- Given problem
Print nothing but the lines from the start of the listing below through the line that contains "renderers.append(r)". Do not include the pictures.
___ Information supplied ___
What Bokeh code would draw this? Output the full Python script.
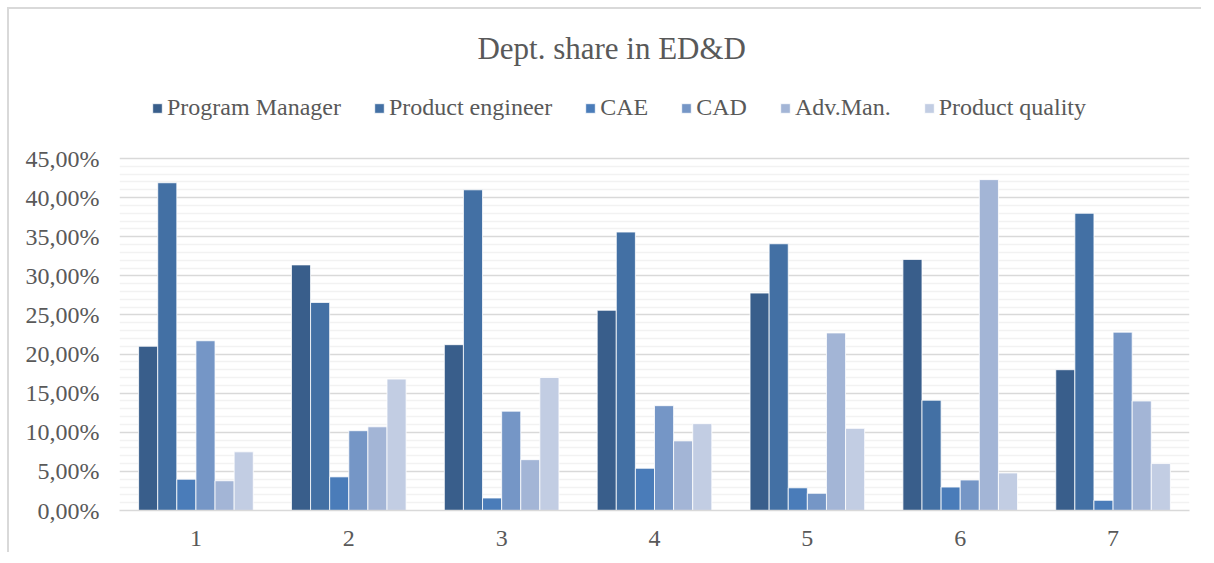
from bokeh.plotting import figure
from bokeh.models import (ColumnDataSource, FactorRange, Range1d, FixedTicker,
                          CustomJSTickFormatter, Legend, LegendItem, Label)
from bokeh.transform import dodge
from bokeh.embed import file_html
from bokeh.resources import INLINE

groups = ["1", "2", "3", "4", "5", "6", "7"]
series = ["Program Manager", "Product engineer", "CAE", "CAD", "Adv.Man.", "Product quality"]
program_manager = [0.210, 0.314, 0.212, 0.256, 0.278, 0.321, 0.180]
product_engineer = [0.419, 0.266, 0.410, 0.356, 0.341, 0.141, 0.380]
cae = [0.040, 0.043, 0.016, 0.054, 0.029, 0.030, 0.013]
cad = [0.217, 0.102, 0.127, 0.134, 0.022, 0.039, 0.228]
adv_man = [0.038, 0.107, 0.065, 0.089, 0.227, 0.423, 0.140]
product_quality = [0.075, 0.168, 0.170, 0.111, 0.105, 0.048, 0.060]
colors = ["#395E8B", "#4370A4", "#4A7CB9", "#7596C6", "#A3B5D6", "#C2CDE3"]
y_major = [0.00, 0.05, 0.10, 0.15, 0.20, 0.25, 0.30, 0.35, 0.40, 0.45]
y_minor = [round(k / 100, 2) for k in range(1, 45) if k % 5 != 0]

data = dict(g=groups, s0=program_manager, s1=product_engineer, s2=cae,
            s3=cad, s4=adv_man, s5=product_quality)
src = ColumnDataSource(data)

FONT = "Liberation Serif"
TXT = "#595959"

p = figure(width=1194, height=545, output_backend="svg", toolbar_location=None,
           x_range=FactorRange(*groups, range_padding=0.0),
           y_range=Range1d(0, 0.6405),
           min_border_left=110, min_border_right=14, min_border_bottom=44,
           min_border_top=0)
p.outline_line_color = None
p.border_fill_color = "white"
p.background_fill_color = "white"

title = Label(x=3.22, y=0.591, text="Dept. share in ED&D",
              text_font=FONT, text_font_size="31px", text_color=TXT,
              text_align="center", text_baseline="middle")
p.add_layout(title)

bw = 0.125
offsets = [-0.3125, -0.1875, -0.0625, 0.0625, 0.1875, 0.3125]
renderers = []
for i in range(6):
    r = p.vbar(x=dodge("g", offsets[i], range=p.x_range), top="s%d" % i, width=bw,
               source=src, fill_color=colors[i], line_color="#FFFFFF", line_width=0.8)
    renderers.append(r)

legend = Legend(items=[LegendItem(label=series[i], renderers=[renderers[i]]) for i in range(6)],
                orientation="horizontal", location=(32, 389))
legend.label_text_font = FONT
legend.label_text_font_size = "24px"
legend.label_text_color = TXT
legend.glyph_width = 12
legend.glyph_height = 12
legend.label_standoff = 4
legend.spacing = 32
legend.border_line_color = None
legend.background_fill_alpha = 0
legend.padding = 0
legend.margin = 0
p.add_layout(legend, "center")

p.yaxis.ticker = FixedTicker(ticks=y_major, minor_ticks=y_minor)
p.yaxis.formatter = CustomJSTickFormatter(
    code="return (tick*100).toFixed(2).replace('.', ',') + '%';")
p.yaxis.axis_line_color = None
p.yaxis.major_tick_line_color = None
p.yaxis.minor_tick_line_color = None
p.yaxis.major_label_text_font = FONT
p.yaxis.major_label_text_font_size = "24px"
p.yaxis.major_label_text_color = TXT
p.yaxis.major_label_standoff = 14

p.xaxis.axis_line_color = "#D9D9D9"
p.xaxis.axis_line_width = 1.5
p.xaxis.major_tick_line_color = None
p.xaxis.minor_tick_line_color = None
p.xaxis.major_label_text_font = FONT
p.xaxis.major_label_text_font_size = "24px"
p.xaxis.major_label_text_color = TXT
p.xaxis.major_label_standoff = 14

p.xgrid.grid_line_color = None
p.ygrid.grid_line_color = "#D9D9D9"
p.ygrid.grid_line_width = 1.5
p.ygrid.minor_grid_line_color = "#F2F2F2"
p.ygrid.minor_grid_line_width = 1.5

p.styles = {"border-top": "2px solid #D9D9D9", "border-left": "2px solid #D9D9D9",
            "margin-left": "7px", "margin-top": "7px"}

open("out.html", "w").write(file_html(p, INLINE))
___
- Completed task
What Bokeh code would draw this? Output the full Python script.
from bokeh.plotting import figure
from bokeh.models import (ColumnDataSource, FactorRange, Range1d, FixedTicker,
                          CustomJSTickFormatter, Legend, LegendItem, Label)
from bokeh.transform import dodge
from bokeh.embed import file_html
from bokeh.resources import INLINE

groups = ["1", "2", "3", "4", "5", "6", "7"]
series = ["Program Manager", "Product engineer", "CAE", "CAD", "Adv.Man.", "Product quality"]
program_manager = [0.210, 0.314, 0.212, 0.256, 0.278, 0.321, 0.180]
product_engineer = [0.419, 0.266, 0.410, 0.356, 0.341, 0.141, 0.380]
cae = [0.040, 0.043, 0.016, 0.054, 0.029, 0.030, 0.013]
cad = [0.217, 0.102, 0.127, 0.134, 0.022, 0.039, 0.228]
adv_man = [0.038, 0.107, 0.065, 0.089, 0.227, 0.423, 0.140]
product_quality = [0.075, 0.168, 0.170, 0.111, 0.105, 0.048, 0.060]
colors = ["#395E8B", "#4370A4", "#4A7CB9", "#7596C6", "#A3B5D6", "#C2CDE3"]
y_major = [0.00, 0.05, 0.10, 0.15, 0.20, 0.25, 0.30, 0.35, 0.40, 0.45]
y_minor = [round(k / 100, 2) for k in range(1, 45) if k % 5 != 0]

data = dict(g=groups, s0=program_manager, s1=product_engineer, s2=cae,
            s3=cad, s4=adv_man, s5=product_quality)
src = ColumnDataSource(data)

FONT = "Liberation Serif"
TXT = "#595959"

p = figure(width=1194, height=545, output_backend="svg", toolbar_location=None,
           x_range=FactorRange(*groups, range_padding=0.0),
           y_range=Range1d(0, 0.6405),
           min_border_left=110, min_border_right=14, min_border_bottom=44,
           min_border_top=0)
p.outline_line_color = None
p.border_fill_color = "white"
p.background_fill_color = "white"

title = Label(x=3.22, y=0.591, text="Dept. share in ED&D",
              text_font=FONT, text_font_size="31px", text_color=TXT,
              text_align="center", text_baseline="middle")
p.add_layout(title)

bw = 0.125
offsets = [-0.3125, -0.1875, -0.0625, 0.0625, 0.1875, 0.3125]
renderers = []
for i in range(6):
    r = p.vbar(x=dodge("g", offsets[i], range=p.x_range), top="s%d" % i, width=bw,
               source=src, fill_color=colors[i], line_color="#FFFFFF", line_width=0.8)
    renderers.append(r)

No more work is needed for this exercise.